Esa era la sensación térmica que precedía al “que se vayan todos” que sobrevino como un alud sobre la clase política a finales de 2001 y principios de 2002 (...)
El tránsito por la Justicia no fue menos demoledor que el del Parlamento, ni aquel ámbito estuvo ajeno a los mecanismos subyugantes que habían dado origen al escándalo. Al menos dos jueces cayeron en tentaciones y, hasta hoy, no pueden justificar las temibles contradicciones en las que cayeron al evaluar las denuncias, gestionar pruebas, citar a involucrados –o no citarlos– y dictaminar con la misma liviandad que algunos funcionarios y legisladores de la Alianza y de mi propio partido, que el episodio de los sobornos fue un hecho sin importancia (...)
El martes 22 de agosto de 2000 se formularon cinco denuncias por los presuntos sobornos en los tribunales federales. Todas las actuaciones recayeron en el Juzgado Nacional en lo Criminal y Correccional Federal 3, a cargo del juez Carlos Manuel Liporace, secretaría 6 de Marcelo Sonvico, fiscalía 6 del fiscal federal Eduardo Freiler y fiscal adjunto Federico Delgado (...)
El mismo 30 de agosto, el juez Liporace señalaba públicamente que “la debilidad de pruebas es total”. Pero en forma paralela el fiscal Freiler pidió el desafuero de ocho senadores: siete justicialistas y un radical, logrando que, pese a su voluntad, Liporace peticionara ante el Congreso de la Nación el desafuero de Ortega, Pardo, Bauzá, Cantarero, Costanzo, Tell, Branda y Meneghini.
Liporace cayó en el mismo momento en que la revista Veintitrés exhibía una denuncia en la que aparecía como adquirente de una vivienda en la calle Gaspar Campos 471, en Vicente López, valuada en un millón y medio de dólares.

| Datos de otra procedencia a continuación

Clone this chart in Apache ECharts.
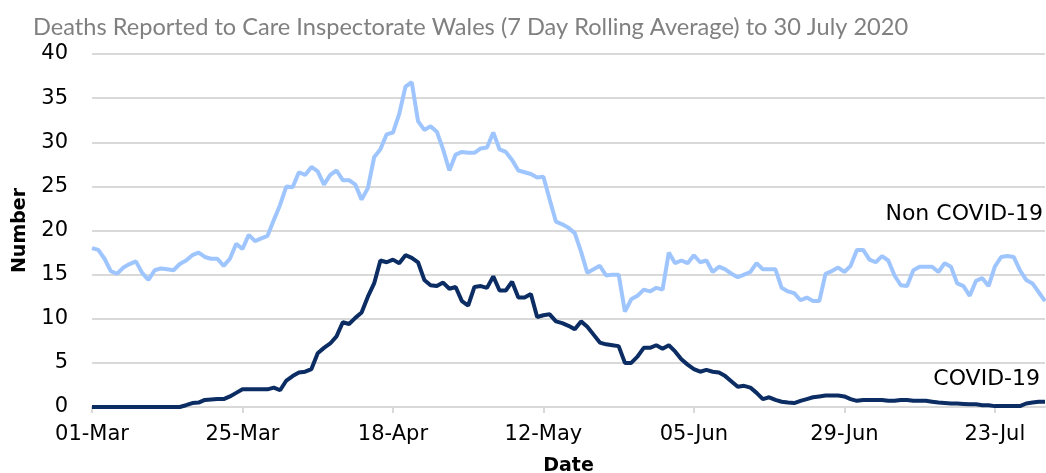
<!DOCTYPE html>
<html>
<head>
<meta charset="utf-8">
<script src="https://cdn.jsdelivr.net/npm/echarts@6/dist/echarts.min.js"></script>
<style>
  html, body { margin: 0; padding: 0; background: #ffffff; }
  #chart { width: 1046px; height: 473px; }
</style>
</head>
<body>
<div id="chart"></div>
<script>
// Category dates: 01-Mar to 31-Jul 2020 (daily)
const startDate = { year: 2020, month: 2, day: 1 };
const dayCount = 153;
const monthNames = ['Jan','Feb','Mar','Apr','May','Jun','Jul','Aug','Sep','Oct','Nov','Dec'];
const categories = [];
for (let i = 0; i < dayCount; i++) {
  const d = new Date(Date.UTC(startDate.year, startDate.month, startDate.day + i));
  categories.push(String(d.getUTCDate()).padStart(2, '0') + '-' + monthNames[d.getUTCMonth()]);
}

const tickLabels = ['01-Mar', '25-Mar', '18-Apr', '12-May', '05-Jun', '29-Jun', '23-Jul'];
const yTicks = [0, 5, 10, 15, 20, 25, 30, 35, 40];

const nonCovid = [
  18.0, 17.8, 16.8, 15.4, 15.1, 15.8, 16.2, 16.5, 15.2, 14.4,
  15.5, 15.7, 15.6, 15.5, 16.2, 16.6, 17.2, 17.5, 17.0, 16.8,
  16.8, 16.0, 16.8, 18.5, 17.9, 19.5, 18.8, 19.1, 19.4, 21.2,
  22.9, 25.0, 24.9, 26.6, 26.3, 27.2, 26.7, 25.2, 26.3, 26.8,
  25.7, 25.7, 25.2, 23.5, 24.8, 28.3, 29.2, 30.9, 31.1, 33.2,
  36.3, 36.8, 32.4, 31.4, 31.8, 31.2, 29.2, 26.8, 28.6, 28.9,
  28.8, 28.8, 29.3, 29.4, 31.1, 29.2, 28.9, 28.0, 26.8, 26.6,
  26.4, 26.0, 26.1, 23.5, 21.0, 20.7, 20.3, 19.7, 17.6, 15.2,
  15.6, 16.0, 14.9, 15.0, 15.0, 10.8, 12.2, 12.6, 13.3, 13.1,
  13.5, 13.3, 17.5, 16.3, 16.6, 16.3, 17.2, 16.4, 16.6, 15.3,
  15.9, 15.6, 15.1, 14.7, 15.0, 15.3, 16.3, 15.6, 15.6, 15.6,
  13.5, 13.1, 12.9, 12.1, 12.4, 12.0, 12.0, 15.1, 15.4, 15.8,
  15.3, 16.0, 17.8, 17.8, 16.7, 16.4, 17.1, 16.6, 14.9, 13.8,
  13.7, 15.5, 15.9, 15.9, 15.9, 15.3, 16.3, 15.9, 14.0, 13.7,
  12.6, 14.3, 14.6, 13.7, 15.9, 17.0, 17.1, 17.0, 15.5, 14.4,
  14.0, 13.0, 12.0
];

const covid = [
  0, 0, 0, 0, 0, 0, 0, 0, 0, 0,
  0, 0, 0, 0, 0, 0.2, 0.45, 0.5, 0.8, 0.85,
  0.9, 0.9, 1.2, 1.6, 2.0, 2.0, 2.0, 2.0, 2.0, 2.2,
  1.9, 3.0, 3.5, 3.9, 4.0, 4.3, 6.1, 6.7, 7.2, 8.0,
  9.6, 9.4, 10.1, 10.7, 12.5, 14.0, 16.6, 16.4, 16.7, 16.3,
  17.2, 16.9, 16.4, 14.4, 13.8, 13.7, 14.1, 13.4, 13.6, 12.0,
  11.5, 13.6, 13.7, 13.5, 14.8, 13.2, 13.2, 14.2, 12.4, 12.4,
  12.8, 10.2, 10.4, 10.5, 9.7, 9.5, 9.2, 8.8, 9.7, 9.1,
  8.2, 7.3, 7.1, 7.0, 6.9, 5.0, 5.0, 5.7, 6.7, 6.7,
  7.0, 6.6, 7.0, 6.3, 5.4, 4.8, 4.3, 4.0, 4.2, 4.0,
  3.9, 3.5, 2.9, 2.3, 2.4, 2.2, 1.6, 0.9, 1.1, 0.8,
  0.6, 0.5, 0.45, 0.7, 0.9, 1.1, 1.2, 1.3, 1.3, 1.3,
  1.2, 0.9, 0.7, 0.8, 0.8, 0.8, 0.8, 0.7, 0.7, 0.8,
  0.8, 0.7, 0.7, 0.7, 0.6, 0.5, 0.45, 0.4, 0.4, 0.35,
  0.3, 0.3, 0.2, 0.2, 0.1, 0.1, 0.1, 0.1, 0.1, 0.4,
  0.5, 0.6, 0.6
];

const seriesNames = ['Non COVID-19', 'COVID-19'];
const titleText = 'Deaths Reported to Care Inspectorate Wales (7 Day Rolling Average) to 30 July 2020';

const chart = echarts.init(document.getElementById('chart'), null, { renderer: 'canvas' });

const labelFont = '"DejaVu Sans", sans-serif';

chart.setOption({
  animation: false,
  backgroundColor: '#ffffff',
  title: {
    text: titleText,
    left: 28,
    top: 10,
    textStyle: {
      fontFamily: 'Lato, sans-serif',
      fontSize: 23.6,
      fontWeight: 'normal',
      color: '#808080'
    }
  },
  grid: { left: 92, right: 1, top: 54, bottom: 66, containLabel: false, outerBoundsMode: 'none' },
  xAxis: {
    type: 'category',
    data: categories,
    boundaryGap: false,
    name: 'Date',
    nameLocation: 'middle',
    nameGap: 50,
    nameTextStyle: { fontFamily: labelFont, fontSize: 19, fontWeight: 'bold', color: '#000' },
    axisLine: { show: true, lineStyle: { color: '#d9d9d9', width: 2 } },
    axisTick: {
      show: true,
      interval: function (idx, val) { return tickLabels.indexOf(val) >= 0; },
      length: 6,
      lineStyle: { color: '#d9d9d9', width: 2 }
    },
    axisLabel: {
      interval: function (idx, val) { return tickLabels.indexOf(val) >= 0; },
      margin: 17,
      fontFamily: labelFont,
      fontSize: 21,
      color: '#000'
    },
    splitLine: { show: false }
  },
  yAxis: {
    type: 'value',
    min: yTicks[0],
    max: yTicks[yTicks.length - 1],
    interval: 5,
    name: 'Number',
    nameLocation: 'middle',
    nameGap: 62,
    nameRotate: 90,
    nameTextStyle: { fontFamily: labelFont, fontSize: 19, fontWeight: 'bold', color: '#000' },
    axisLine: { show: false },
    axisTick: { show: false },
    axisLabel: { margin: 24, fontFamily: labelFont, fontSize: 21, color: '#000' },
    splitLine: { show: true, lineStyle: { color: '#d9d9d9', width: 2 } }
  },
  series: [
    {
      name: seriesNames[0],
      type: 'line',
      data: nonCovid,
      symbol: 'none',
      smooth: false,
      lineStyle: { color: '#9fc5fe', width: 4 },
      itemStyle: { color: '#9fc5fe' },
      z: 3
    },
    {
      name: seriesNames[1],
      type: 'line',
      data: covid,
      symbol: 'none',
      smooth: false,
      lineStyle: { color: '#0b2d63', width: 4 },
      itemStyle: { color: '#0b2d63' },
      z: 4
    }
  ],
  graphic: [
    {
      type: 'text',
      right: 3,
      top: 203,
      style: { text: seriesNames[0], fontFamily: labelFont, fontSize: 22, fill: '#000' }
    },
    {
      type: 'text',
      right: 6,
      top: 368,
      style: { text: seriesNames[1], fontFamily: labelFont, fontSize: 22, fill: '#000' }
    }
  ]
});
</script>
</body>
</html>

Nunca pudo justificar los fondos con que la compró.
La denuncia produjo un giro de 180 grados en el pensamiento de Liporace, quien 48 horas después de calificar la causa como un “cuarto oscuro”, salió a decir que tenía “indicios graves y concordantes que para esta instancia judicial me permiten aseverar que hubo sobornos”. El miedo no es zonzo.
Recién entonces ordenó investigar cuentas bancarias, gastos de tarjetas, inversiones bursátiles, acciones y plazos fijos, posesiones, eventuales compras de propiedades y viajes al exterior de los senadores.
Los fiscales Freiler y Delgado habían recibido información sobre viajes al exterior que hicieron unos veinte senadores después de la aprobación de la ley laboral. Estos fiscales y la Oficina Anticorrupción le reclamaron al juez que tomara esas medidas.
El juez recibió de empleados del Banco de la Nación Argentina información vinculada con dos cheques de 1,5 y 5 millón de pesos, presentados en abril de 2000 por funcionarios de la SIDE. Liporace firmó inmediatamente un acta en la que decía haber constatado que esos gastos “responden a gastos de inteligencia”.